The bookstore L’Orientaliste is a remnant of downtown Cairo before the 1952 revolution that ended Egypt’s monarchy. Opened in the 1930s under Jewish owners, the store stocks a vast collection of rare first-edition books on Egypt and the Middle East, many from the genre of Orientalist travelogues that exploded in Europe in the late 19th century with the advent of steamship travel.
Today L’Orientaliste is a mostly expatriate-leaning model of the bookstore as museum and so it sells its old books and rare maps for a price. A French map of Egypt from the 19th century might cost 2,000 Egyptian pounds (about $360). A Ptolemaic map of the Mediterranean, which owner Nagwa Kamy says is an original print from 1520, cost 5,000 Egyptian pounds (a little over $900). First-edition travelogues, histories of the Holy Land and Victorian expeditions up the Nile, crowd the shelves.
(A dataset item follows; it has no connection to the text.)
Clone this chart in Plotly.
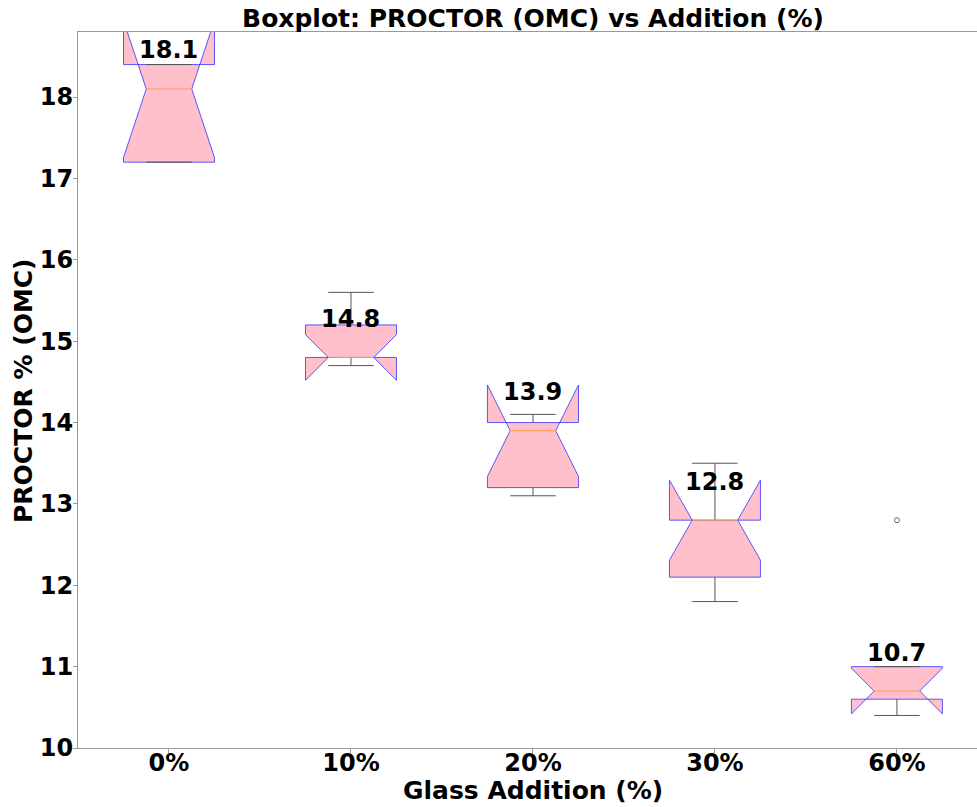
import plotly.graph_objects as go
import math

categories = ["0%", "10%", "20%", "30%", "60%"]
q1 = [17.2, 14.8, 13.2, 12.1, 10.6]
median = [18.1, 14.8, 13.9, 12.8, 10.7]
q3 = [18.4, 15.2, 14.0, 12.8, 11.0]
whisker_lo = [17.2, 14.7, 13.1, 11.8, 10.4]
whisker_hi = [18.4, 15.6, 14.1, 13.5, 11.0]
n_samples = [5, 5, 5, 5, 5]
outlier_group = ["60%"]
outlier_value = [12.8]

positions = list(range(1, len(categories) + 1))
half_w = 0.25      # half box width (matplotlib widths=0.5)
cap_half = 0.125   # half cap / notch indent width

FONT = "DejaVu Sans"
BOX_FILL = "#FFC0CB"
BOX_EDGE = "rgba(50,50,255,0.8)"
MED_COL = "#ff9a55"
WHISK_COL = "#555555"

fig = go.Figure()

for i, p in enumerate(positions):
    iqr = q3[i] - q1[i]
    notch = 1.57 * iqr / math.sqrt(n_samples[i])
    nlo = median[i] - notch
    nhi = median[i] + notch
    L, R = p - half_w, p + half_w
    cl, cr = p - cap_half, p + cap_half
    bx = [L, R, R, cr, R, R, L, L, cl, L, L]
    by = [q1[i], q1[i], nlo, median[i], nhi, q3[i], q3[i], nhi, median[i], nlo, q1[i]]
    fig.add_trace(go.Scatter(x=bx, y=by, mode="lines", fill="toself",
                             fillcolor=BOX_FILL, line=dict(color=BOX_EDGE, width=1),
                             hoverinfo="skip", showlegend=False))
    wx = [p, p, None, p, p, None, cl, cr, None, cl, cr]
    wy = [q1[i], whisker_lo[i], None, q3[i], whisker_hi[i], None,
          whisker_lo[i], whisker_lo[i], None, whisker_hi[i], whisker_hi[i]]
    fig.add_trace(go.Scatter(x=wx, y=wy, mode="lines",
                             line=dict(color=WHISK_COL, width=1),
                             hoverinfo="skip", showlegend=False))
    fig.add_trace(go.Scatter(x=[cl, cr], y=[median[i], median[i]], mode="lines",
                             line=dict(color=MED_COL, width=1),
                             hoverinfo="skip", showlegend=False))
    fig.add_annotation(x=p, y=median[i], text=f"{median[i]:.1f}", showarrow=False,
                       yanchor="middle", yshift=38.5,
                       font=dict(family=FONT, size=24, color="black", weight="bold"))

ox = [positions[categories.index(g)] for g in outlier_group]
fig.add_trace(go.Scatter(x=ox, y=outlier_value, mode="markers",
                         marker=dict(symbol="circle-open", size=5,
                                     color="#666666", line=dict(width=1)),
                         hoverinfo="skip", showlegend=False))

fig.add_annotation(x=0.506, y=-0.0587, xref="paper", yref="paper",
                   text="Glass Addition (%)", showarrow=False, yanchor="middle",
                   font=dict(family=FONT, size=25, color="black", weight="bold"))
fig.add_annotation(x=-0.0612, y=0.5, xref="paper", yref="paper",
                   text="PROCTOR % (OMC)", showarrow=False, textangle=-90,
                   xanchor="center", yanchor="middle",
                   font=dict(family=FONT, size=25, color="black", weight="bold"))

fig.update_layout(
    width=977, height=807, autosize=False,
    margin=dict(l=78, r=0, t=32, b=59, autoexpand=False),
    paper_bgcolor="white", plot_bgcolor="white",
    title=dict(text="Boxplot: PROCTOR (OMC) vs Addition (%)",
               x=533 / 977, xref="container", xanchor="center",
               y=1 - 18 / 807, yref="container", yanchor="middle",
               font=dict(family=FONT, size=25, color="black", weight="bold")),
    xaxis=dict(range=[0.5, 5.44], tickvals=positions, ticktext=categories,
               showgrid=False, zeroline=False, showline=True, mirror=True,
               linecolor="#999999", linewidth=1, ticks="outside", ticklen=4,
               tickcolor="#999999", ticklabelstandoff=-11,
               tickfont=dict(family=FONT, size=24, color="black", weight="bold")),
    yaxis=dict(range=[10, 18.8], tickvals=list(range(10, 19)),
               showgrid=False, zeroline=False, showline=True, mirror=False,
               linecolor="#999999", linewidth=1, ticks="outside", ticklen=4,
               tickcolor="#999999", ticklabelstandoff=-5,
               tickfont=dict(family=FONT, size=24, color="black", weight="bold")),
)

post = ("document.body.style.margin='0px';"
        "var gd=document.getElementById('{plot_id}');"
        "Plotly.relayout(gd,{width:977,height:807});")
fig.write_html("out.html", config={"responsive": False, "displayModeBar": False},
               post_script=post)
“The previous owner was a tired old man and he got many offers, but he refused to sell,” Ms. Kamy says from behind her desk, piled with books, in the cramped first floor of her shop. “He thought the books would all be thrown out and the place would be turned into a shoe shop.”
She and her husband finally bought the store in 1987. Most of its inventory is the original collection of its Jewish founder, who left Egypt in 1956 after Israel colluded with Britain and France to try to take back the Suez Canal and topple Egypt’s socialist president, Gamal Abdel Nasser.
“When the Europeans left [after the Suez Crisis in 1956], they left in catastrophe,” Kamy says after answering a call in French on her iPhone. “They sold everything they had, flooding markets and shops like this with whole libraries and archives. It happened again in 1967, after [the] war with Israel.”